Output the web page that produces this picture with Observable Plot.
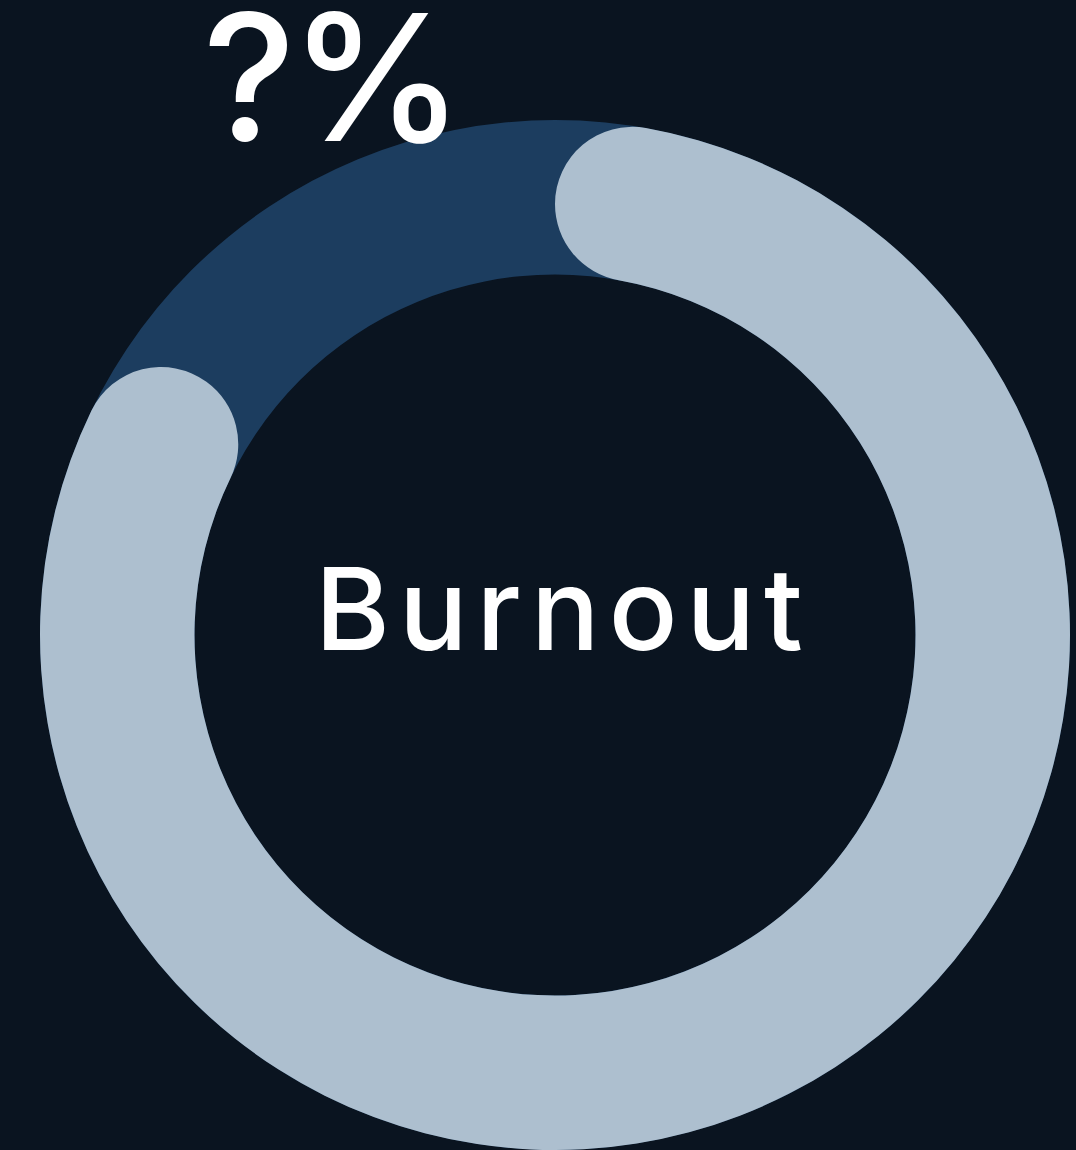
<!DOCTYPE html>
<html>
<head>
<meta charset="utf-8">
<script src="https://cdn.jsdelivr.net/npm/d3@7"></script>
<script src="https://cdn.jsdelivr.net/npm/@observablehq/plot@0.6"></script>
<style>
  html, body { margin: 0; padding: 0; background: #0a1420; }
  #chart { width: 1076px; height: 1150px; }
  svg { display: block; }
  .cat-label text { letter-spacing: 9px; }
  .val-label text { letter-spacing: -6px; }
</style>
</head>
<body>
<div id="chart"></div>
<script>
// ---- data ----
const categories = ["Burnout"];
const values = [85];          // share of the ring that is filled (percent)
const valueLabels = ["?%"];   // label shown for the value

// ---- styles ----
const bg = "#0a1420";
const trackColor = "#1c3d5f";
const arcColor = "#adbfcf";
const innerRatio = 0.7;        // inner radius as a share of the outer radius

const data = categories.map((c, i) => ({category: c, value: values[i], label: valueLabels[i]}));

function ringMark(index, scales) {
  const {x, y} = scales;
  const cx = x(0), cy = y(0);
  const R = x(1) - x(0);
  const r = R * innerRatio;
  const g = d3.create("svg:g").attr("transform", `translate(${cx},${cy})`);
  const track = d3.arc().innerRadius(r).outerRadius(R);
  g.append("path")
    .attr("d", track({startAngle: 0, endAngle: 2 * Math.PI}))
    .attr("fill", trackColor);
  const arc = d3.arc().innerRadius(r).outerRadius(R).cornerRadius((R - r) / 2);
  for (const d of data) {
    g.append("path")
      .attr("d", arc({startAngle: 0, endAngle: d.value / 100 * 2 * Math.PI}))
      .attr("fill", arcColor);
  }
  return g.node();
}

const chart = Plot.plot({
  width: 1076,
  height: 1150,
  marginLeft: 40,
  marginRight: 6,
  marginTop: 120,
  marginBottom: 0,
  style: {background: bg, overflow: "visible"},
  x: {domain: [-1, 1], axis: null},
  y: {domain: [-1, 1], axis: null},
  marks: [
    ringMark,
    Plot.text(data, {
      x: 0, y: 0, text: "category", className: "cat-label",
      fill: "white", fontSize: 114, fontFamily: "Inter", fontWeight: 500,
      textAnchor: "middle", lineAnchor: "middle", dx: 8, dy: -22
    }),
    Plot.text(data, {
      x: 0, y: 0, text: "label", className: "val-label",
      fill: "white", fontSize: 176, fontFamily: "Inter", fontWeight: 500,
      textAnchor: "middle", lineAnchor: "middle", dx: -225, dy: -551
    })
  ]
});
document.getElementById("chart").appendChild(chart);
</script>
</body>
</html>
______
Look over the listing. Pull out every line with the string "that" in it.

Output the web page that produces this picture with Observable Plot.
const values = [85];          // share of the ring that is filled (percent)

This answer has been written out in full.